Tiziano Casola per TRISTE©
Nostalgia del Futuro, quante volte ne abbiamo sentito parlare ultimamente? Solitamente, in un modo o nell’altro, salta fuori quando ci si trova a parlare delle difficoltà socio-economiche che al momento affliggono i nati tra gli anni Ottanta e Novanta.
“Nostalgia del Futuro” sono però anche le prime tre parole che mi vengono in mente mentre se penso a questo nuovo album dei Franz Ferdinand. Proviamo a capire per quale motivo.
The Human Fear esce a distanza di vent’anni da quell’omonimo disco d’esordio che una discreta fetta dei musicofili nati tra gli Ottanta e i Novanta ricorda come una sorta di miracolo, me compreso.
All’epoca i Franz Ferdinand apparivano come una specie di nuovi Talking Heads, buttati nel calderone del revival garage dei 2000s, in mezzo a tanti nuovi qualcuno, che però, volendo mettere i puntini sulle i, alla fine non somigliavano mai a nessuno (volete ancora raccontarmi la storia secondo cui gli Strokes sarebbero indistinguibili dai Television? Sono un adulto ormai, non ci cascavo prima, figuriamoci ora).
Torniamo però alla Nostalgia del Futuro: il fatto che, vent’anni fa, i Franz Ferdinand erano percepiti come band futurista. E non mi riferisco ai tanti riferimenti estetici a un primo Novecento di avanguardie artistiche, campagne coloniali in paesi esotici (leggi: a un’immagine cartoonesca di), macchinari analogici con pulsanti e tagli di capelli da educandi. Erano una band ‘del futuro’ perché ci presentavano un pacchetto di fantasie inedite.

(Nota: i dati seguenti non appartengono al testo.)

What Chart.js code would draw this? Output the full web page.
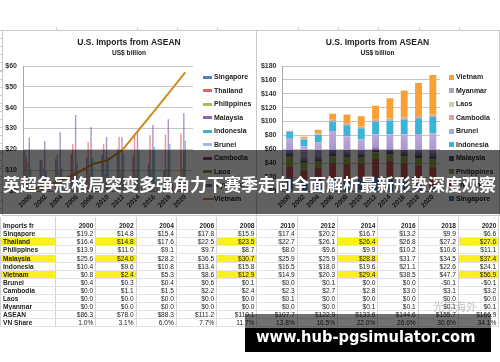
<!DOCTYPE html>
<html><head><meta charset="utf-8">
<script src="https://cdn.jsdelivr.net/npm/chart.js@4.4.1/dist/chart.umd.min.js"></script>
<style>
html,body{margin:0;padding:0;background:#fff;}
body{width:500px;height:362px;position:relative;overflow:hidden;font-family:'Liberation Sans',Arial,sans-serif;}
canvas{position:absolute;}
.panel{position:absolute;border:1px solid #c9c9c9;box-sizing:border-box;pointer-events:none;}
.lg{position:absolute;font-weight:bold;font-size:7px;color:#222;white-space:nowrap;line-height:8px;}
.lgbox{position:absolute;}
.cell{position:absolute;box-sizing:border-box;border-right:1px solid #d4d4d4;border-bottom:1px solid #e4e4e4;font-size:6.6px;line-height:8px;white-space:nowrap;overflow:hidden;color:#222;}
.tick{position:absolute;top:27px;width:1px;height:4px;background:#cfcfcf;}
#band{position:absolute;left:0;top:150px;width:500px;height:64px;background:rgba(0,0,0,0.62);z-index:10;}
#bandText{position:absolute;left:3px;top:175px;font-family:'Noto Sans CJK SC',sans-serif;font-weight:bold;font-size:17px;line-height:17px;color:#fff;white-space:nowrap;z-index:11;}
#greyBox{position:absolute;left:245px;top:314px;width:246px;height:14px;background:rgba(0,0,0,0.56);z-index:10;}
#blackBox{position:absolute;left:245px;top:328px;width:246px;height:24px;background:#000;z-index:10;}
#url{position:absolute;left:256px;top:326.6px;font-family:'DejaVu Sans Condensed','DejaVu Sans',sans-serif;font-weight:bold;font-size:16.3px;line-height:19px;color:#fff;white-space:nowrap;z-index:11;}
#wm{position:absolute;left:433px;top:300px;font-family:'Noto Sans CJK SC',sans-serif;font-size:11px;line-height:13px;color:rgba(150,150,150,0.55);z-index:5;}
</style></head><body>
<div style="position:absolute;left:0;top:30px;width:2px;height:185px;background:repeating-linear-gradient(to bottom,#cccccc 0,#cccccc 1px,transparent 1px,transparent 8.1px);"></div>
<canvas id="c1" width="256" height="185" style="left:0;top:30px;width:256px;height:185px;"></canvas>
<canvas id="c2" width="243" height="185" style="left:257px;top:30px;width:243px;height:185px;"></canvas>
<div class="panel" style="left:2px;top:30px;width:255px;height:186px;"></div>
<div class="panel" style="left:256px;top:30px;width:244px;height:186px;"></div>
<div id="table"></div>
<div id="wm">光宇海外</div>
<div id="band"></div>
<div id="bandText">英超争冠格局突变多强角力下赛季走向全面解析最新形势深度观察</div>
<div id="greyBox"></div>
<div id="blackBox"></div>
<div id="url">www.hub-pgsimulator.com</div>
<script>
const years = ['2000','2002','2004','2006','2008','2010','2012','2014','2016','2018','2020'];
const singapore   = [19.2,14.8,15.4,17.8,15.9,17.4,20.2,16.7,13.2, 9.9, 6.6];
const thailand    = [16.4,14.8,17.6,22.5,23.5,22.7,26.1,26.4,26.8,27.2,27.6];
const philippines = [13.9,11.0, 9.1, 9.7, 8.7, 8.0, 9.6, 9.9,10.2,10.6,11.1];
const malaysia    = [25.6,24.0,28.2,36.5,30.7,25.9,25.9,28.8,31.7,34.5,37.4];
const indonesia   = [10.4, 9.6,10.8,13.4,15.8,16.5,18.0,19.6,21.1,22.6,24.1];
const vietnam     = [ 0.8, 2.4, 5.3, 8.6,12.9,14.9,20.3,29.4,38.5,47.7,56.9];
const brunei      = [ 0.4, 0.3, 0.4, 0.6, 0.1, 0.0, 0.1, 0.0, 0.0,-0.1,-0.1];
const cambodia    = [ 0.0, 1.1, 1.5, 2.2, 2.4, 2.3, 2.7, 2.8, 3.0, 3.1, 3.2];
const laos        = [ 0.0, 0.0, 0.0, 0.0, 0.0, 0.1, 0.0, 0.0, 0.0, 0.0, 0.0];
const myanmar     = [ 0.0, 0.0, 0.0, 0.0, 0.0, 0.0, 0.0, 0.1, 0.1, 0.1, 0.1];
const aseanTotal  = [86.3,78.0,88.3,111.2,110.1,107.7,122.9,133.6,144.6,155.7,166.9];
const vnShare     = [ 1.0, 3.1, 6.0, 7.7,11.7,13.8,16.5,22.0,26.6,30.6,34.1];
const chartTitle = 'U.S. Imports from ASEAN';
const chartSubtitle = 'US$ billion';
const leftMax = 60, leftStep = 10, rightMax = 180, rightStep = 20;

// ---------- styles ----------
const FONT = "'Liberation Sans', Arial, sans-serif";
Chart.defaults.font.family = FONT;
Chart.defaults.color = '#333';

const barCountries = ['Singapore','Thailand','Philippines','Malaysia','Indonesia','Brunei','Cambodia','Laos','Myanmar'];
const barSeries = [singapore,thailand,philippines,malaysia,indonesia,brunei,cambodia,laos,myanmar];
const leftColors = ['#4f7fbf','#e8625c','#9bc25a','#8a68b0','#3fb0d0','#9cbbe5','#9e4f48','#7d9c45','#7c6aa0'];
const vnColor = '#d18b1e';
function rgba(hex,a){const n=parseInt(hex.slice(1),16);return `rgba(${n>>16},${(n>>8)&255},${n&255},${a})`;}

const rightColors = ['#4f81bd','#c0504d','#86a845','#5d4a80','#3cb4d8','#95b3d7','#e3a09c','#c3d69b','#b3a2c7','#f7a033'];

function commonScales(max, step, yw, spacer){
  return {
    x:{ grid:{display:false,drawTicks:false}, border:{display:true,color:'#a8a8a8'},
        ticks:{minRotation:45,maxRotation:45,autoSkip:false,padding:2,color:'#333',font:{size:6.8,weight:'bold'}},
        afterFit(s){s.height=24;} },
    y:{ min:0,max:max, grid:{color:'#c6c6c6',drawTicks:false}, border:{display:true,color:'#a8a8a8'},
        ticks:{stepSize:step,padding:6,color:'#333',font:{size:7,weight:'bold'},callback:v=>'$'+v},
        afterFit(s){s.width=yw;} },
    yR:{ position:'right', grid:{display:false,drawTicks:false}, border:{display:false}, ticks:{display:false},
        afterFit(s){s.width=spacer;} }
  };
}
function titles(){
  return {
    legend:{display:false}, tooltip:{enabled:false},
    title:{display:true,text:chartTitle,color:'#222',font:{size:8.5,weight:'bold',lineHeight:1},padding:{top:8.75,bottom:0}},
    subtitle:{display:true,text:chartSubtitle,color:'#222',font:{size:6.6,weight:'bold',lineHeight:1},padding:{top:2.15,bottom:10}}
  };
}

const leftChart = new Chart(document.getElementById('c1'), {
  type:'bar',
  data:{ labels:years, datasets:[
    ...barCountries.map((c,k)=>({label:c,data:barSeries[k],yAxisID:'y',backgroundColor:rgba(leftColors[k],0.68),
      legendColor:leftColors[k],categoryPercentage:0.85,barPercentage:1.0,order:1})),
    {type:'line',label:'Vietnam',data:vietnam,yAxisID:'y',borderColor:vnColor,backgroundColor:vnColor,legendColor:vnColor,
      borderWidth:2,pointRadius:0,tension:0,order:0}
  ]},
  options:{ responsive:false, animation:false, devicePixelRatio:1,
    layout:{padding:{left:2,right:0,top:0,bottom:0}},
    plugins:titles(), scales:commonScales(leftMax,leftStep,21,63) }
});

function malaysiaFill(ctx){
  const fallback = '#9a86c0';
  if (ctx.type !== 'data') return fallback;
  const chart = ctx.chart, ys = chart.scales.y;
  if (!ys) return fallback;
  const i = ctx.dataIndex;
  const base = singapore[i]+thailand[i]+philippines[i];
  const y0 = ys.getPixelForValue(base), y1 = ys.getPixelForValue(base+malaysia[i]);
  if (!isFinite(y0)||!isFinite(y1)||y0===y1) return fallback;
  const g = chart.ctx.createLinearGradient(0,y0,0,y1);
  g.addColorStop(0,'#4a3b6a'); g.addColorStop(0.3,'#a996cc'); g.addColorStop(1,'#bcaadb');
  return g;
}
const stackCountries = ['Singapore','Thailand','Philippines','Malaysia','Indonesia','Brunei','Cambodia','Laos','Myanmar','Vietnam'];
const stackSeries = [singapore,thailand,philippines,malaysia,indonesia,brunei,cambodia,laos,myanmar,vietnam];
const rightChart = new Chart(document.getElementById('c2'), {
  type:'bar',
  data:{ labels:years, datasets: stackCountries.map((c,k)=>({label:c,data:stackSeries[k],yAxisID:'y',
      backgroundColor: c==='Malaysia'?malaysiaFill:rightColors[k], legendColor:rightColors[k],
      categoryPercentage:0.8,barPercentage:0.6})) },
  options:{ responsive:false, animation:false, devicePixelRatio:1,
    layout:{padding:{left:0,right:2,top:0,bottom:0}},
    plugins:titles(),
    scales:(()=>{const s=commonScales(rightMax,rightStep,25.5,58); s.x.stacked=true; s.y.stacked=true; return s;})() }
});

// ---------- HTML legends built from the chart datasets ----------
function htmlLegend(chart, o){
  let items = chart.data.datasets.map(d=>({label:d.label,color:d.legendColor,line:d.type==='line'}));
  if (o.reverse) items = items.slice().reverse();
  items.forEach((it,k)=>{
    const y = o.top0 + k*o.step;
    const w = it.line?11:o.boxW, h = it.line?2:o.boxH;
    const b = document.createElement('div'); b.className='lgbox';
    b.style.cssText=`left:${o.boxLeft}px;top:${y-h/2}px;width:${w}px;height:${h}px;background:${it.color};`;
    const t = document.createElement('div'); t.className='lg'; t.textContent=it.label;
    t.style.left=o.textLeft+'px'; t.style.top=(y-4)+'px';
    document.body.appendChild(b); document.body.appendChild(t);
  });
}
htmlLegend(leftChart,{boxLeft:203,textLeft:214,top0:77,step:13.55,boxW:9,boxH:3});
htmlLegend(rightChart,{boxLeft:449,textLeft:456,top0:77,step:13.55,boxW:5,boxH:5,reverse:true});

// ---------- table ----------
const rowLabels = ['Singapore','Thailand','Philippines','Malaysia','Indonesia','Vietnam','Brunei','Cambodia','Laos','Myanmar','ASEAN','VN Share'];
const rowData = [singapore,thailand,philippines,malaysia,indonesia,vietnam,brunei,cambodia,laos,myanmar,aseanTotal,vnShare];
const highlightRows = ['Thailand','Malaysia','Vietnam'];
const highlightCols = ['2002','2008','2014','2020'];
const tbl = document.getElementById('table');
const colX = j => j===0 ? 0 : 56 + (j-1)*40.3;
const colW = j => j===0 ? 56 : 40.3;
function addCell(j, top, h, text, opts){
  const d = document.createElement('div'); d.className='cell';
  d.style.left=colX(j)+'px'; d.style.top=top+'px'; d.style.width=colW(j)+'px'; d.style.height=h+'px';
  if (j===0) d.style.borderLeft='1px solid #d4d4d4';
  d.style.textAlign = j===0?'left':'right';
  d.style.padding = j===0?'0 0 0 2px':'0 2px 0 0';
  if (opts.bold) d.style.fontWeight='bold';
  if (opts.yellow) d.style.background='#fbf01c';
  if (opts.pt) d.style.paddingTop=opts.pt+'px';
  d.textContent=text; tbl.appendChild(d);
}
function money(v){ return (v<0?'-$':'$')+Math.abs(v).toFixed(1); }
addCell(0,217,13.2,'Imports fr',{bold:true,pt:5});
years.forEach((y,k)=>addCell(k+1,217,13.2,y,{bold:true,pt:5}));
rowLabels.forEach((lab,r)=>{
  const top = 230.2 + r*8.1;
  const hl = highlightRows.includes(lab);
  addCell(0,top,8.1,lab,{bold:true,yellow:hl});
  rowData[r].forEach((v,k)=>{
    const txt = lab==='VN Share' ? v.toFixed(1)+'%' : money(v);
    addCell(k+1,top,8.1,txt,{yellow: hl && highlightCols.includes(years[k])});
  });
});
// spreadsheet column lines peeking above the charts
[56,136.6,176.9,217.2,297.8,338.1,378.4,418.7,459].forEach(x=>{
  const t=document.createElement('div'); t.className='tick'; t.style.left=x+'px'; document.body.appendChild(t);
});
</script>
</body></html>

Immagini e suoni che nulla avevano da spartire con l’estetica del postumano, dell’ultramoderno, che tanto andava di moda in quegli anni. Ci regalavano l’invenzione di un passato trasognato, un universo vintage improbabile, un calderone di ricordi da ex-bambini europei nel quale si delineava un pop futuro possibile. Azzarderei, il migliore possibile, cioè fatto di buon gusto, melodie perfette, educate frivolezze e sottile humor da gentlemen.
Sembravano una sorta di Pulp a orologeria, messi in moto da una macchina a vapore. Rientravano nella categoria del revival garage, ma in comune coi Sonics cosa avevano? Forse l’umorismo. Ancora completamente privi del camaleontismo delle band ‘di genere’ dell’epoca Spotify, i Franz Ferdinand erano degli inventori.
Confesso che, se non fosse stato per il singolo Audacious (splendido!), avrei avviato l’ascolto di The Human Fear con dei pregiudizi dettati dal cambio di formazione. Mi riesce sempre difficile accettare l’idea che una band si tenga in piedi nonostante i componenti cambino. Figuriamoci i miei idoli di gioventù. Il precedente Always Ascending non l’ho mai ascoltato proprio per questa ragione. Come avrebbero potuto divertirmi (sì, scopo della musica pop è divertire) senza riff scritti di un ex cleptomane di auto in Germania (Nick McCarthy)? O senza un batterista sdentato che sembra disegnato da Max Bunker (Paul Thomson)?
La soluzione in questi casi – e grazie al Cielo adottata in questo The Human Fear – è sempre: facendo altro. Risposta azzeccata. Ancora meglio se facendo altro si tiene in qualche modo vivo qualcosa del passato. Qualcosa legato all’approccio, alla mentalità, non alla forma, sia chiaro.
In Build it Up e in Night or Day sembra infatti tornare lo spirito di quei vecchi groove “a locomotiva”, ma con tocco di classe di non autocitarsi. Black Eylashes, fumettistica e demente, strizza l’occhio allo splendido disco di esordio delle Los Bitchos, di qualche anno fa, prodotto proprio da Alex Kapranos. C’è solo una traccia per me da buttare, ma non vi dirò quale. Ritengo Kapranos un gentleman e voglio provare ad esserlo un po’ anche io.
Un gentleman che ha avuto la buona educazione di lanciare un singolo in cui canta:
“!”Don’t stop feeling audacious, there’s no one to save us, so just carry on
Don’t go blaming the neighbors, you know they’re the same as us, we should just get on“
Mi sembra un ritornello appropriato per chi prova la suddetta Nostalgia del Futuro.